* begin Provided records *
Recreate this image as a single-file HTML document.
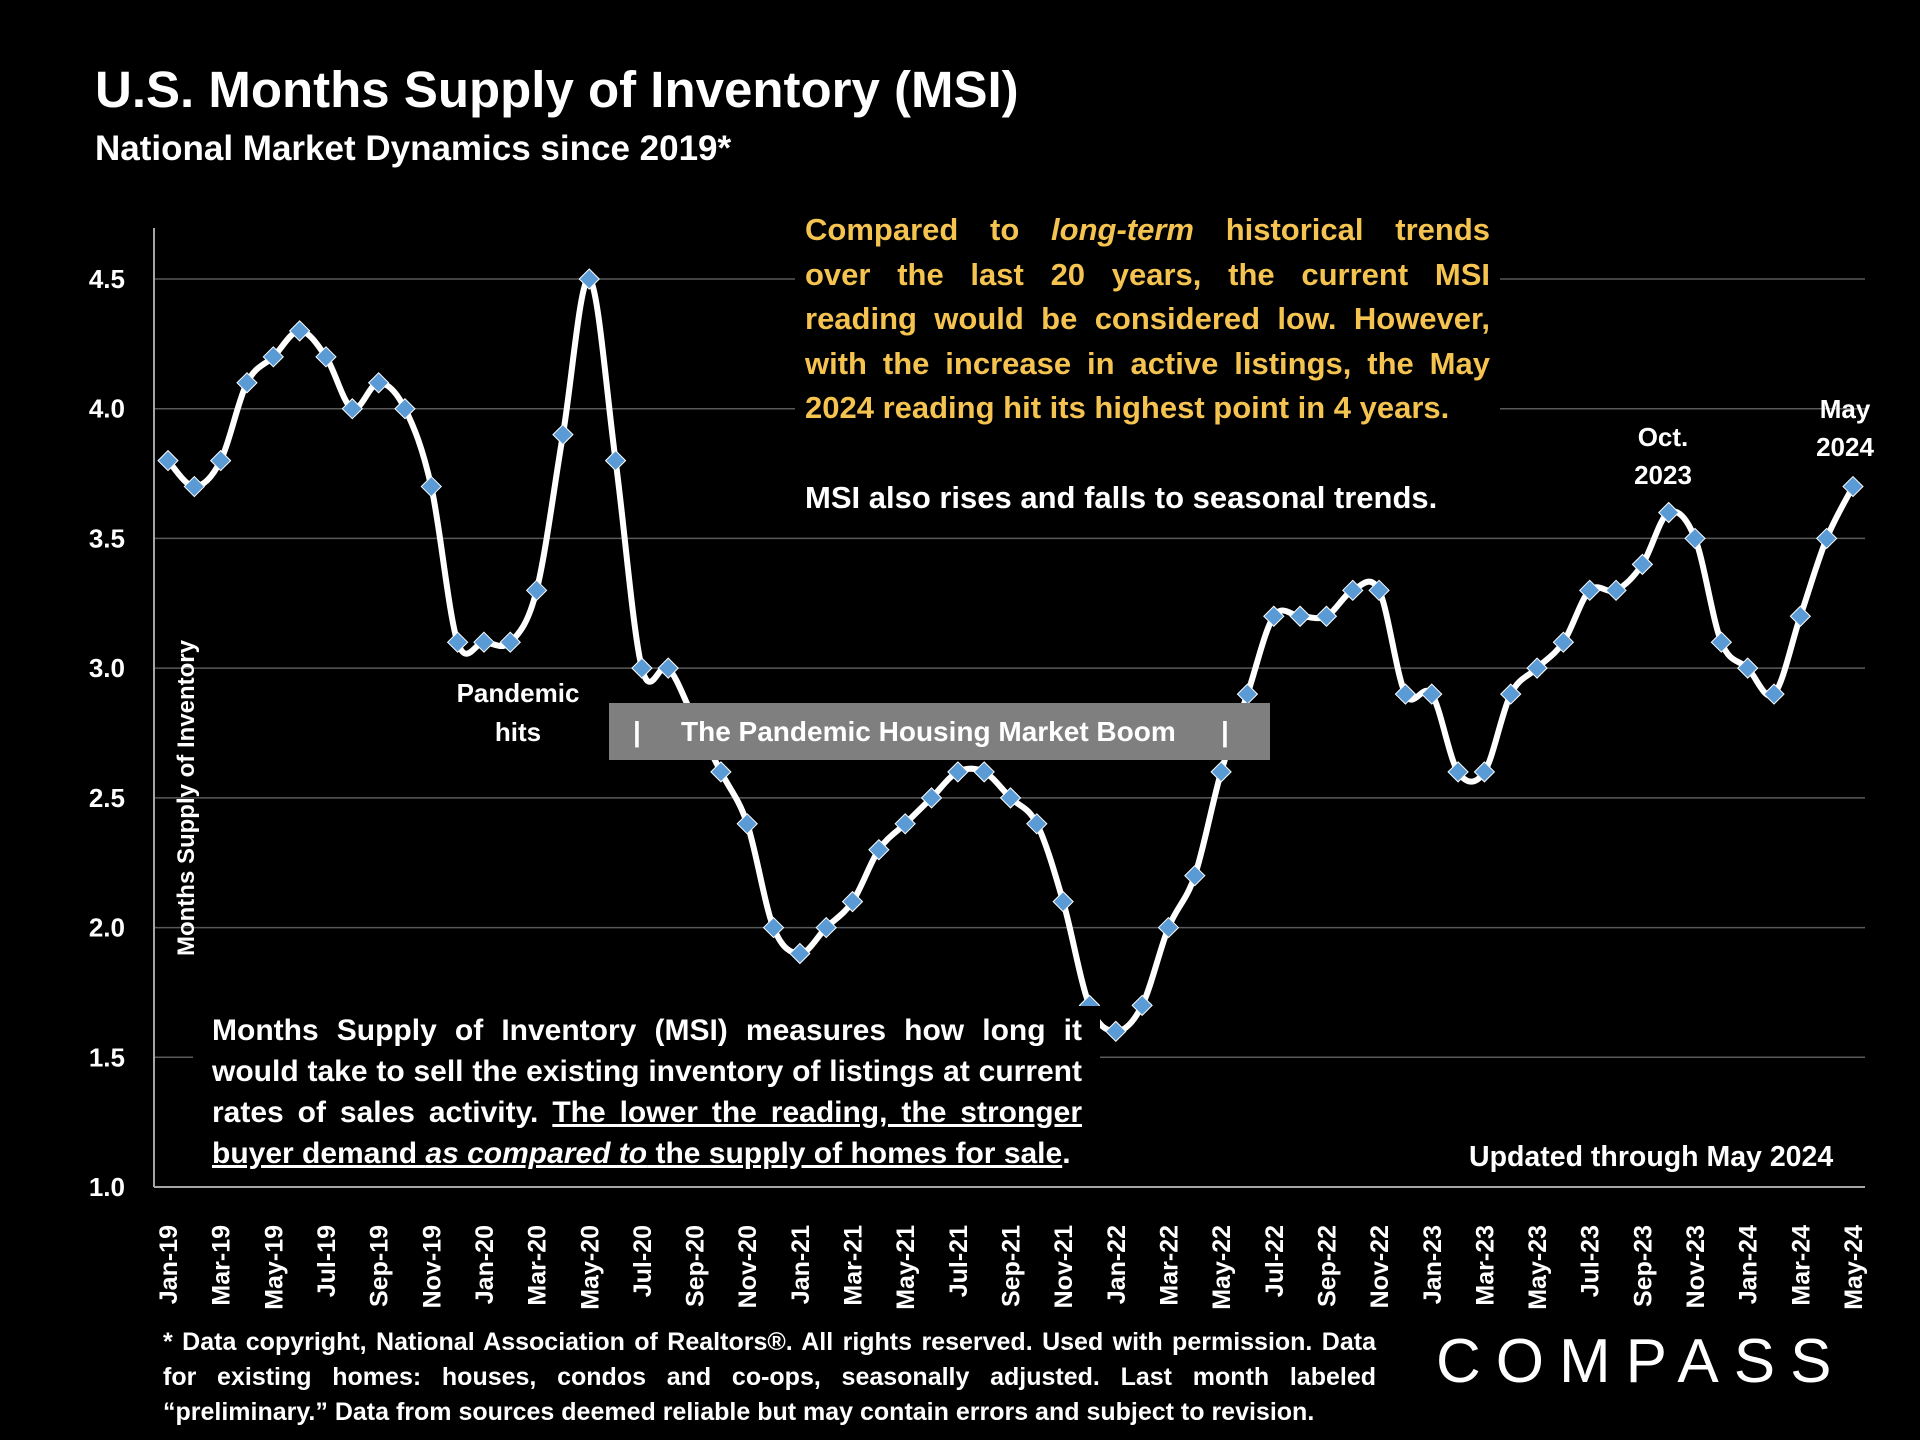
<!DOCTYPE html>
<html><head><meta charset="utf-8"><style>
body{margin:0;background:#000;width:1920px;height:1440px;overflow:hidden;font-family:"Liberation Sans",sans-serif;color:#fff}
svg{position:absolute;left:0;top:0}
.t{position:absolute;font-weight:bold;z-index:2}
.j{text-align:justify;text-align-last:justify;white-space:nowrap}
.l{text-align:left;white-space:nowrap}
</style></head><body>
<svg id="chart" width="1920" height="1440"></svg>
<div class="t" style="left:95px;top:60px;font-size:51px">U.S. Months Supply of Inventory (MSI)</div>
<div class="t" style="left:95px;top:129px;font-size:35px">National Market Dynamics since 2019*</div>
<div class="t" style="left:795px;top:208px;width:685px;padding:0 10px;font-size:31px;line-height:44.5px;color:#f5c34f;background:#000">
<div class="j">Compared to <i>long-term</i> historical trends</div>
<div class="j">over the last 20 years, the current MSI</div>
<div class="j">reading would be considered low. However,</div>
<div class="j">with the increase in active listings, the May</div>
<div class="l">2024 reading hit its highest point in 4 years.</div>
</div>
<div class="t" style="left:805px;top:480px;font-size:31px;background:#000;padding-right:8px">MSI also rises and falls to seasonal trends.</div>
<div class="t" style="left:440px;top:674px;width:156px;text-align:center;font-size:26px;line-height:39px">Pandemic<br>hits</div>
<div class="t" style="left:609px;top:703px;width:661px;height:57px;background:#7f7f7f;font-size:28px;line-height:57px">
<span style="position:absolute;left:24px">|</span><span style="position:absolute;left:72px">The Pandemic Housing Market Boom</span><span style="position:absolute;left:612px">|</span></div>
<div class="t" style="left:1603px;top:418px;width:120px;text-align:center;font-size:26px;line-height:38px">Oct.<br>2023</div>
<div class="t" style="left:1785px;top:390px;width:120px;text-align:center;font-size:26px;line-height:38px">May<br>2024</div>
<div class="t" style="left:193px;top:1006px;width:870px;padding:4px 18px 10px 19px;background:#000;font-size:30px;line-height:41px">
<div class="j">Months Supply of Inventory (MSI) measures how long it</div>
<div class="j">would take to sell the existing inventory of listings at current</div>
<div class="j">rates of sales activity. <u>The lower the reading, the stronger</u></div>
<div class="l"><u>buyer demand <i>as compared to</i> the supply of homes for sale</u>.</div>
</div>
<div class="t" style="left:1469px;top:1141px;font-size:28.5px">Updated through May 2024</div>
<div class="t" style="left:163px;top:1325px;width:1213px;font-size:25px;line-height:35px">
<div class="j">* Data copyright, National Association of Realtors®. All rights reserved. Used with permission. Data</div>
<div class="j">for existing homes: houses, condos and co-ops, seasonally adjusted. Last month labeled</div>
<div class="l">“preliminary.” Data from sources deemed reliable but may contain errors and subject to revision.</div>
</div>
<div style="position:absolute;left:1436px;top:1326px;font-size:62px;letter-spacing:15px;font-weight:normal">COMPASS</div>
<script>
const months=["Jan-19","Feb-19","Mar-19","Apr-19","May-19","Jun-19","Jul-19","Aug-19","Sep-19","Oct-19","Nov-19","Dec-19","Jan-20","Feb-20","Mar-20","Apr-20","May-20","Jun-20","Jul-20","Aug-20","Sep-20","Oct-20","Nov-20","Dec-20","Jan-21","Feb-21","Mar-21","Apr-21","May-21","Jun-21","Jul-21","Aug-21","Sep-21","Oct-21","Nov-21","Dec-21","Jan-22","Feb-22","Mar-22","Apr-22","May-22","Jun-22","Jul-22","Aug-22","Sep-22","Oct-22","Nov-22","Dec-22","Jan-23","Feb-23","Mar-23","Apr-23","May-23","Jun-23","Jul-23","Aug-23","Sep-23","Oct-23","Nov-23","Dec-23","Jan-24","Feb-24","Mar-24","Apr-24","May-24"];
const msi=[3.8,3.7,3.8,4.1,4.2,4.3,4.2,4.0,4.1,4.0,3.7,3.1,3.1,3.1,3.3,3.9,4.5,3.8,3.0,3.0,2.8,2.6,2.4,2.0,1.9,2.0,2.1,2.3,2.4,2.5,2.6,2.6,2.5,2.4,2.1,1.7,1.6,1.7,2.0,2.2,2.6,2.9,3.2,3.2,3.2,3.3,3.3,2.9,2.9,2.6,2.6,2.9,3.0,3.1,3.3,3.3,3.4,3.6,3.5,3.1,3.0,2.9,3.2,3.5,3.7];
const yTicks=[1.0,1.5,2.0,2.5,3.0,3.5,4.0,4.5];
const svg=document.getElementById('chart');
const NS='http://www.w3.org/2000/svg';
const X0=168,X1=1853,Y0=1187,Y1=279,vMin=1.0,vMax=4.5;
const xS=i=>X0+(X1-X0)*i/(months.length-1);
const yS=v=>Y0-(v-vMin)*(Y0-Y1)/(vMax-vMin);
function mk(tag,attrs){const e=document.createElementNS(NS,tag);for(const k in attrs)e.setAttribute(k,attrs[k]);svg.appendChild(e);return e;}
yTicks.forEach(v=>{
  if(v>vMin){const g=mk('line',{x1:154,x2:1865,y1:yS(v),y2:yS(v),stroke:'#595959','stroke-width':1.5});
  
  }
  const t=mk('text',{x:125,y:yS(v)+9,'text-anchor':'end','font-size':26,'font-weight':'bold',fill:'#fff','font-family':'Liberation Sans, sans-serif'});
  t.textContent=v.toFixed(1);
  
  
});
const ax=mk('line',{x1:154,x2:154,y1:228,y2:Y0,stroke:'#a6a6a6','stroke-width':2});


const axx=mk('line',{x1:154,x2:1865,y1:Y0,y2:Y0,stroke:'#a6a6a6','stroke-width':2});


const yt=mk('text',{x:0,y:0,transform:'translate(194,798) rotate(-90)','text-anchor':'middle','font-size':24,'font-weight':'bold',fill:'#fff','font-family':'Liberation Sans, sans-serif'});
yt.textContent='Months Supply of Inventory';


months.forEach((m,i)=>{if(i%2)return;
  const t=mk('text',{x:0,y:0,transform:`translate(${xS(i)+9},1225) rotate(-90)`,'text-anchor':'end','font-size':25,'font-weight':'bold',fill:'#fff','font-family':'Liberation Sans, sans-serif'});
  t.textContent=m;
  
  
});
const P=msi.map((v,i)=>[xS(i),yS(v)]);
let d=`M${P[0][0]},${P[0][1]}`;
for(let i=0;i<P.length-1;i++){const p0=P[Math.max(0,i-1)],p1=P[i],p2=P[i+1],p3=P[Math.min(P.length-1,i+2)];const k=6;
 d+=` C${p1[0]+(p2[0]-p0[0])/k},${p1[1]+(p2[1]-p0[1])/k} ${p2[0]-(p3[0]-p1[0])/k},${p2[1]-(p3[1]-p1[1])/k} ${p2[0]},${p2[1]}`;}
const ln=mk('path',{d:d,fill:'none',stroke:'#fff','stroke-width':6});


P.forEach(([x,y],i)=>{
  const m=mk('polygon',{points:`${x},${y-10} ${x+10},${y} ${x},${y+10} ${x-10},${y}`,fill:'#5b9bd5',stroke:'#fff','stroke-width':1});
  
  
});
</script>
</body></html>
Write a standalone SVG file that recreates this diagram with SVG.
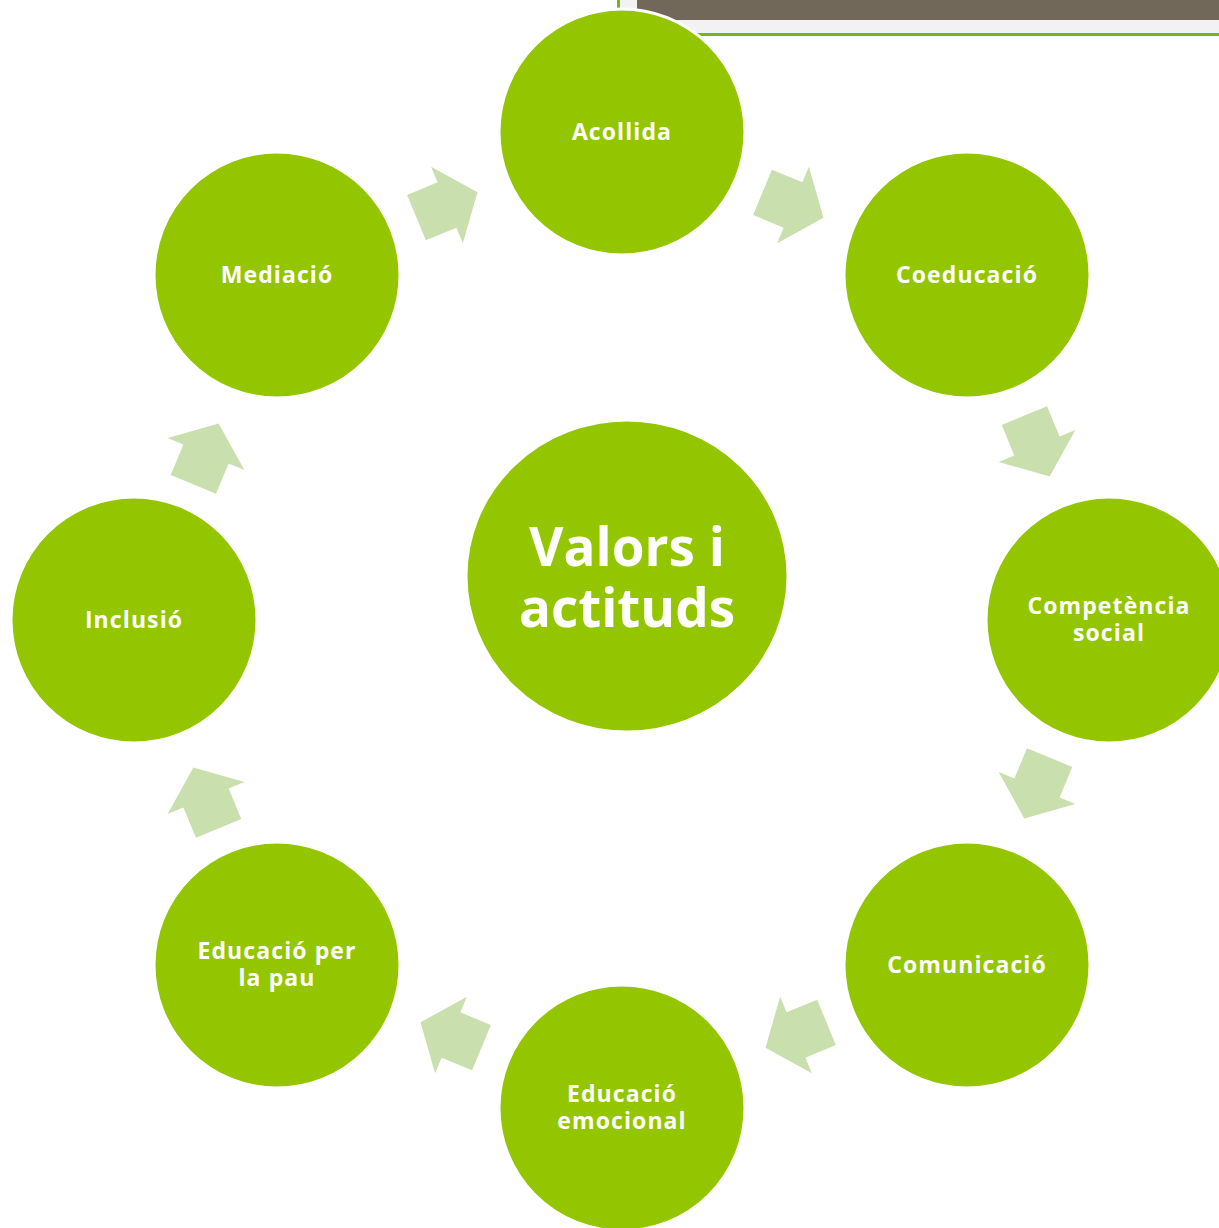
* end Provided records *
## [Task description]
Look through the entries above; copy every line holding the string "document".

## [Reply to the task]
Recreate this image as a single-file HTML document.
const svg=document.getElementById('chart');
function mk(tag,attrs){const e=document.createElementNS(NS,tag);for(const k in attrs)e.setAttribute(k,attrs[k]);svg.appendChild(e);return e;}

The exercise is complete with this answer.